From the first line of the data through the line containing "ticks_yb = list(range(0, 35, 5))", return each line exactly.

====

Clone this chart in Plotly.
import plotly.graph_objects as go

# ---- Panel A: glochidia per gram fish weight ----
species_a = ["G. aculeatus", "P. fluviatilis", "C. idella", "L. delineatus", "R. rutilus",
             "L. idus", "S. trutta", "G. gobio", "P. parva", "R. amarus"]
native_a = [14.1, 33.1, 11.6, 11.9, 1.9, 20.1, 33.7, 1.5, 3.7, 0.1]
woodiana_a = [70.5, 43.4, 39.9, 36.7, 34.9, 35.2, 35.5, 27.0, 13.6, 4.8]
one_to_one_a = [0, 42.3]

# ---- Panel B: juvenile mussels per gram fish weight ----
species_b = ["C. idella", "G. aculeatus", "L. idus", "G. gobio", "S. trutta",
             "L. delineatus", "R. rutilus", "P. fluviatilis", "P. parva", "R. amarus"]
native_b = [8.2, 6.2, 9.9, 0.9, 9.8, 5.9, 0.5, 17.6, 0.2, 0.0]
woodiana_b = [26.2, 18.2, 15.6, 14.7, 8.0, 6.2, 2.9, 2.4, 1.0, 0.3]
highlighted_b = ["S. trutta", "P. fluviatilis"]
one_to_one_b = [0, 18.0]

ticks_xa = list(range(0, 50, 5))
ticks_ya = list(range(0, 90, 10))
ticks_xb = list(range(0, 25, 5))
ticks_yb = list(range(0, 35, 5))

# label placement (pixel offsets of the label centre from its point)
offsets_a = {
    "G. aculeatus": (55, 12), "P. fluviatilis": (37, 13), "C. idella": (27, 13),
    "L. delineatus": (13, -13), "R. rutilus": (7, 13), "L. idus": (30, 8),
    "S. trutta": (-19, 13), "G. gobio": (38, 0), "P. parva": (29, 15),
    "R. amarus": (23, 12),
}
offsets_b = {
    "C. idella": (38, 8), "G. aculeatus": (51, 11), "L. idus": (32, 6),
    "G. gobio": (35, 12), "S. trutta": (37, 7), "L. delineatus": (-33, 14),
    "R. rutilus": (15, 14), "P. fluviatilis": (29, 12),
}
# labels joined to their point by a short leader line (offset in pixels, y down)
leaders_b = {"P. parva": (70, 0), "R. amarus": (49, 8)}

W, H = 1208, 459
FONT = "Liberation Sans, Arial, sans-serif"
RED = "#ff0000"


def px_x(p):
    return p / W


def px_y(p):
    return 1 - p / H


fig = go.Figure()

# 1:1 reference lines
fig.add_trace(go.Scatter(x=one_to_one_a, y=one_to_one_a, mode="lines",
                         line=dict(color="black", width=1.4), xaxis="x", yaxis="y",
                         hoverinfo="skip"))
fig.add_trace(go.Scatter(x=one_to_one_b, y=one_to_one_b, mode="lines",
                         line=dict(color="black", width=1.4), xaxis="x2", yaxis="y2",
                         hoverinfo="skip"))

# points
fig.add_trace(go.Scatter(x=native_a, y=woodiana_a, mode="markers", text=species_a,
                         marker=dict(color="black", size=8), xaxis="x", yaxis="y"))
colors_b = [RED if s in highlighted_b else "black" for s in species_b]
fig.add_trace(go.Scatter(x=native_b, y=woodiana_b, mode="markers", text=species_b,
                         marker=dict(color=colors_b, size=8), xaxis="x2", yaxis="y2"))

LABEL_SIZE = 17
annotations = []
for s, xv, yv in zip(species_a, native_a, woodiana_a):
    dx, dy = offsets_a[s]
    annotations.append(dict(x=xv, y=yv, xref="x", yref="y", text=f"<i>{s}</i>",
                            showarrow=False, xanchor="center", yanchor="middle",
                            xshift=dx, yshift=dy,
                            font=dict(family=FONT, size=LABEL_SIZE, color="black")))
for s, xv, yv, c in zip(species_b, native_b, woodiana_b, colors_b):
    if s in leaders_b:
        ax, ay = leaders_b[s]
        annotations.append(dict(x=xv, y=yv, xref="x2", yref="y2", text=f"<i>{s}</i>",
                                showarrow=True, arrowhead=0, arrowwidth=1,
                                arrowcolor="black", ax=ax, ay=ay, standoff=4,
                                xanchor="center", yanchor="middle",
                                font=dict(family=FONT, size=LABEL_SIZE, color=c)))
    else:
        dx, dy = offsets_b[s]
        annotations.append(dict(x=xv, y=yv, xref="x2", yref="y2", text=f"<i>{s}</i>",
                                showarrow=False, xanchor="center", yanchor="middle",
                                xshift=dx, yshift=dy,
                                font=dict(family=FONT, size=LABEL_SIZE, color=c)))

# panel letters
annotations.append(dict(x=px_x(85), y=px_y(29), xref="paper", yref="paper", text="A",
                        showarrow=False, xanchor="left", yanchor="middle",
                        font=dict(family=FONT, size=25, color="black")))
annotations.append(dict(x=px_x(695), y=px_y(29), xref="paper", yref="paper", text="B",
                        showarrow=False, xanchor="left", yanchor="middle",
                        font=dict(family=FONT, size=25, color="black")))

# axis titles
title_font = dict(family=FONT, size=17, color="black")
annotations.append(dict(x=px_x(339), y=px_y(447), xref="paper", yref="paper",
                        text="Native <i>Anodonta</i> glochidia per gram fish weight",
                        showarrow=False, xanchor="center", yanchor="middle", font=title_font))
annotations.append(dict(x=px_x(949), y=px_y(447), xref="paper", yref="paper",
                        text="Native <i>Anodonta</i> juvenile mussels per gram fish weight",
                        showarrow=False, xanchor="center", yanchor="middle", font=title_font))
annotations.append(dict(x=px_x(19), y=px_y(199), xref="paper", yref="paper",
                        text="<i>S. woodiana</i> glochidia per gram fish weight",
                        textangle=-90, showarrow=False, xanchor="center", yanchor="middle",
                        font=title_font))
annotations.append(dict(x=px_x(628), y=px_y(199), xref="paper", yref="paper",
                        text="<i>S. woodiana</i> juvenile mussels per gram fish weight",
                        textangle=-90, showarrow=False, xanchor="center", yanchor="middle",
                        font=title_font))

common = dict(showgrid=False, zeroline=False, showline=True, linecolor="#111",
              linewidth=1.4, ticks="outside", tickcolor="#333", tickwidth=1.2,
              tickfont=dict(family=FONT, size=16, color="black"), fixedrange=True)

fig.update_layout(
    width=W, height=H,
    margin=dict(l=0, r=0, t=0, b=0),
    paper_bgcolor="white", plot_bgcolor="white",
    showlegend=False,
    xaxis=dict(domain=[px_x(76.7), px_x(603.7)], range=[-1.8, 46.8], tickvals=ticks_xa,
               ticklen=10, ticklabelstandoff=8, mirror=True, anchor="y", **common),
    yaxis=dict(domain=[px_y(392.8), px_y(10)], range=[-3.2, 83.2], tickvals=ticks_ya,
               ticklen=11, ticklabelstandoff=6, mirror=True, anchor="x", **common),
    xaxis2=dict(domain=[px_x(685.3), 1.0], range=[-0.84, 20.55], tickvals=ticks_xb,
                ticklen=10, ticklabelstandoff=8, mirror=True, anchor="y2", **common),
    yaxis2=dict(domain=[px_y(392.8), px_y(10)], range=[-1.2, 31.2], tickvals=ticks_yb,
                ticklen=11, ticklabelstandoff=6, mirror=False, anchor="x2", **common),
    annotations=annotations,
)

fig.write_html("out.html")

====

» **SOLUTION TO THE PROBLEM**
Clone this chart in Plotly.
import plotly.graph_objects as go

# ---- Panel A: glochidia per gram fish weight ----
species_a = ["G. aculeatus", "P. fluviatilis", "C. idella", "L. delineatus", "R. rutilus",
             "L. idus", "S. trutta", "G. gobio", "P. parva", "R. amarus"]
native_a = [14.1, 33.1, 11.6, 11.9, 1.9, 20.1, 33.7, 1.5, 3.7, 0.1]
woodiana_a = [70.5, 43.4, 39.9, 36.7, 34.9, 35.2, 35.5, 27.0, 13.6, 4.8]
one_to_one_a = [0, 42.3]

# ---- Panel B: juvenile mussels per gram fish weight ----
species_b = ["C. idella", "G. aculeatus", "L. idus", "G. gobio", "S. trutta",
             "L. delineatus", "R. rutilus", "P. fluviatilis", "P. parva", "R. amarus"]
native_b = [8.2, 6.2, 9.9, 0.9, 9.8, 5.9, 0.5, 17.6, 0.2, 0.0]
woodiana_b = [26.2, 18.2, 15.6, 14.7, 8.0, 6.2, 2.9, 2.4, 1.0, 0.3]
highlighted_b = ["S. trutta", "P. fluviatilis"]
one_to_one_b = [0, 18.0]

ticks_xa = list(range(0, 50, 5))
ticks_ya = list(range(0, 90, 10))
ticks_xb = list(range(0, 25, 5))
ticks_yb = list(range(0, 35, 5))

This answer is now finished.